When I was clergy in Saskatoon I had a post-mistress who constantly lectured me about my letters being sent to the US because to her mind I was a rich invader taking advantage of Canada. She did what she had to — weighed packages and sold stamps — but lectured me about making friends where I was.
I didn’t die, but I had something wrong with my eyes and the many barriers to trivial complaints prevented me from getting to an opthamologist until I returned to Montana. The problem turned out to be holes in my retinas. US people do not understand what universal health care means in practice unless they use free clinics. “Free” means hoops to jump through.
Prejudice is a biological mammal mechanism that increases the safety of an animal that identifies and rejects whatever is considered atypical or substandard. The white crow phenomenon. The pet monkey returned to the wild without knowing monkey protocol. Prejudice urges us to neglect through avoidance and use violence as rejection, both of them on a continuum from the annoying to the deadly. Much of being human is recognizing and redirecting these prehuman reflexes. Our stories are one of the major tools in motivating this important moral, religious, social work. The Good Samaritan, for an instance. It’s a form of salvation.
When I was working for the City of Portland, one of my jobs was to answer a question line for the Bureau of Buildings. So many of the questions were demands that a rule be followed though the rule didn’t exist, or such a complete blank about how things work that I got impatient enough to be rebuked by the boss, who could overhear.
One day an incoherent man called and I decided he was drunk, but I would be patient, so I told him, “Listen, mister, you’re drunk. Go drink some black coffee and call again in an hour when you sober up.” He got help somewhere else. It turned out he had MS. I was ashamed.

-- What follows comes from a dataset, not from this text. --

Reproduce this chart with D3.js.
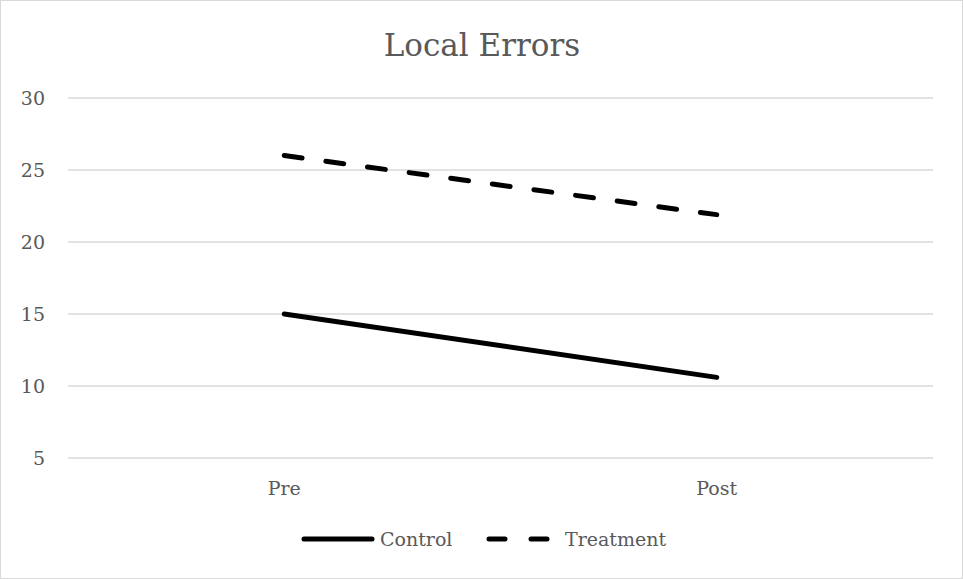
<!DOCTYPE html>
<html><head><meta charset="utf-8">
<script src="https://cdn.jsdelivr.net/npm/d3@7"></script>
<style>body{margin:0;background:#fff}svg{display:block}text{font-family:"DejaVu Serif","Liberation Serif",serif;fill:#595959}</style>
</head><body>
<script>
const categories = ["Pre", "Post"];
const controlValues = [15, 10.6];
const treatmentValues = [26, 21.9];
const yTicks = [5, 10, 15, 20, 25, 30];
const seriesNames = ["Control", "Treatment"];

const W = 963, H = 579;
const svg = d3.select("body").append("svg").attr("width", W).attr("height", H);
svg.append("rect").attr("x", 0.5).attr("y", 0.5).attr("width", W - 1).attr("height", H - 1)
  .attr("fill", "#fff").attr("stroke", "#d9d9d9");

const x = d3.scaleBand().domain(categories).range([68, 933]);
const y = d3.scaleLinear().domain([5, 30]).range([458, 98]);

svg.append("text").attr("x", 482).attr("y", 56).attr("text-anchor", "middle")
  .attr("font-size", 31).text("Local Errors");

const grid = svg.append("g");
yTicks.forEach(t => {
  grid.append("line").attr("x1", 68).attr("x2", 933).attr("y1", y(t)).attr("y2", y(t))
    .attr("stroke", "#d9d9d9").attr("stroke-width", 1.3);
  grid.append("text").attr("x", 45).attr("y", y(t)).attr("dy", "0.35em")
    .attr("text-anchor", "end").attr("font-size", 19).text(t);
});

categories.forEach(c => {
  svg.append("text").attr("x", x(c) + x.bandwidth() / 2).attr("y", 495)
    .attr("text-anchor", "middle").attr("font-size", 19).text(c);
});

const line = d3.line().x((d, i) => x(categories[i]) + x.bandwidth() / 2).y(d => y(d));
svg.append("path").datum(controlValues).attr("d", line).attr("fill", "none")
  .attr("stroke", "#000").attr("stroke-width", 5).attr("stroke-linecap", "round");
svg.append("path").datum(treatmentValues).attr("d", line).attr("fill", "none")
  .attr("stroke", "#000").attr("stroke-width", 5).attr("stroke-linecap", "round")
  .attr("stroke-dasharray", "18,24");

// legend
const ly = 539;
svg.append("line").attr("x1", 304).attr("x2", 372).attr("y1", ly).attr("y2", ly)
  .attr("stroke", "#000").attr("stroke-width", 5).attr("stroke-linecap", "round");
svg.append("text").attr("x", 380).attr("y", ly).attr("dy", "0.35em").attr("font-size", 19).text(seriesNames[0]);
svg.append("line").attr("x1", 489).attr("x2", 550).attr("y1", ly).attr("y2", ly)
  .attr("stroke", "#000").attr("stroke-width", 5).attr("stroke-linecap", "round")
  .attr("stroke-dasharray", "16,26");
svg.append("text").attr("x", 565).attr("y", ly).attr("dy", "0.35em").attr("font-size", 19).text(seriesNames[1]);
</script>
</body></html>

It is especially atrocious that out of prejudice Joyce was allowed to die in a hospital, a place we count on to recognize our vulnerabilities and protect us from them. Nurses are expected to withstand stress in special recognition of their duty to each of us when we suffer. We make trouble when we need help, and use what resources we have even if they don’t conform to what is expected and we make contact with outsiders who can continue to tell our story.